# Ground hog tunnels and horse arena, should I be concerned?



## jaydee (May 10, 2012)

We had to remove one from our riding arena - they don't go deep enough to not risk collapse under regular pressure.
You don't need a big machine to dig them out - hire one from a local company if you don't have one and then fill the cavity with stone and put the soil/sand back on top.
'Our' woodchuck decided to up and move when we did it, if not you need to look at ways to deter them. They aren't supposed to like strong smells so experiment with things like bleach, moth balls, garlic etc if you can't trap them and relocate


----------



## Nortman (Oct 11, 2019)

Yeah, some small animals as rats or groundhog could create an annoying problem and it is very hard to fight with them. They all are attracted by a lot of food from the floor which is in free accessibility. The only solution to get rid of this invasion of gnawers helped me. I have rebuilt the horse arena and made a special design for the horse cases. A local company helped me a lot and made the perfect arena which looks nice and have more benefits and is very easy to clean up and comfortable to ride there on bad weather.


----------



## walkinthewalk (Jul 23, 2008)

You need to get rid of the ground hogs, one way or another.
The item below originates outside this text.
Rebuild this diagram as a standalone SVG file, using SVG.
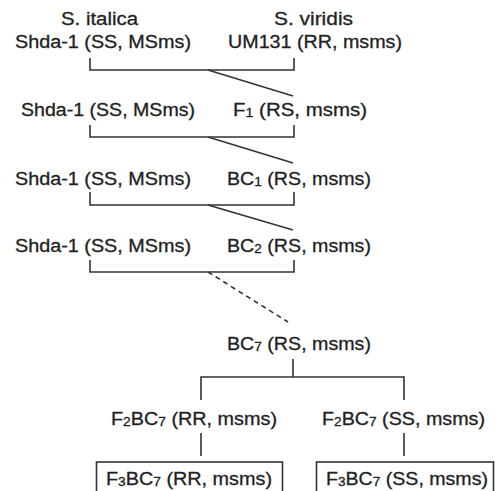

There's more than one groundhog -- they don't live alone. They multiply which means underground groundhog condominiums.

I have seen cattle having to be destroyed with broken legs from falling in a groundhog hole.

I have seen tires on farm equipment fall into the earth, when the ground is soft, from ground hog excavation.

They are the bane of a farmer's existence when they move into a field -- we used to hire someone to sit on a rock for a day and shoot them. Better they bite the bullet than the cattle or the horses.

They are cute little things until they cost a farmer a piece of livestock


----------



## weeedlady (Jul 19, 2014)

I was once able to make a ground hog move out by constantly dumping my used cat litter down his numerous holes.


----------



## Kaifyre (Jun 16, 2016)

I agree with @walkinthewalk - pay some sharpshooting high school or college kid to sit out there and snipe 'em, or do it yourself. I've found that the majority of those no kill traps are a waste of time, and even the kill traps leave them to suffer a lot. A bullet at least is a quick end. DON'T catch and release, that's just foisting this problem off onto someone else. I would definitely take care of the problem as soon as you can. My neighbors in Nevada lost a horse to a groundhog hole, after he snapped his leg and bled out. It wasn't quick, and they didn't find him until long after he'd passed. It was heartbreaking. Groundhogs don't engender the kind of loathing in me that prairie dogs do (don't even get me started on those vermin), but they're almost as bad. 

-- Kai


----------